Aug 222020
 

A Convair illustration from a magazine article in 1959 depicting a solar powered spaceship. In this case, a spherical mylar “balloon” is used as a reflector. This would be light weight, but since it would need to maintain some level of internal pressurization to continue to hold its shape, it’s unclear just how long it would work before micrometeoroids turn it into leaky Swiss cheese. Additionally, a reflective hemisphere does not have a true optical focal point, rather a focal “line,” so a lot of the sunlight this thing would capture would be lost of inefficiently used. Presumably this design uses the sunlight to boil a working fluid such as mercury; the superheated pressurized gas blows past a turbine to generate electrical power.

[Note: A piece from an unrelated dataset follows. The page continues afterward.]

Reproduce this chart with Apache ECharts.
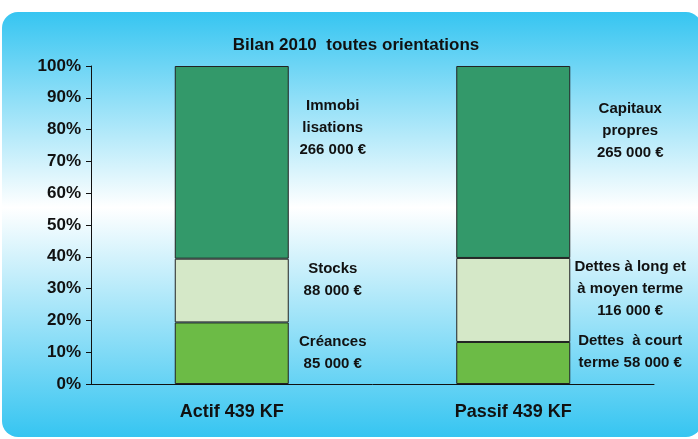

The gas then flows through a radiator to cool off and recondense back to a fluid. But given that there are no visible radiators, perhaps the idea was to use the sunlight to directly heat a fluid such as hydrogen to an extreme temperature to be used as a propellant. If your materials are up to it and your reflector is good enough, specific impulses in the area of 800 to 1200 seconds should not be unreasonable. But even here the illustration seems lacking… if hydrogen if the fuel, where are the huge tanks? In all likelihood, this illustration was never meant to depict a solid engineering study, but was merely propaganda art.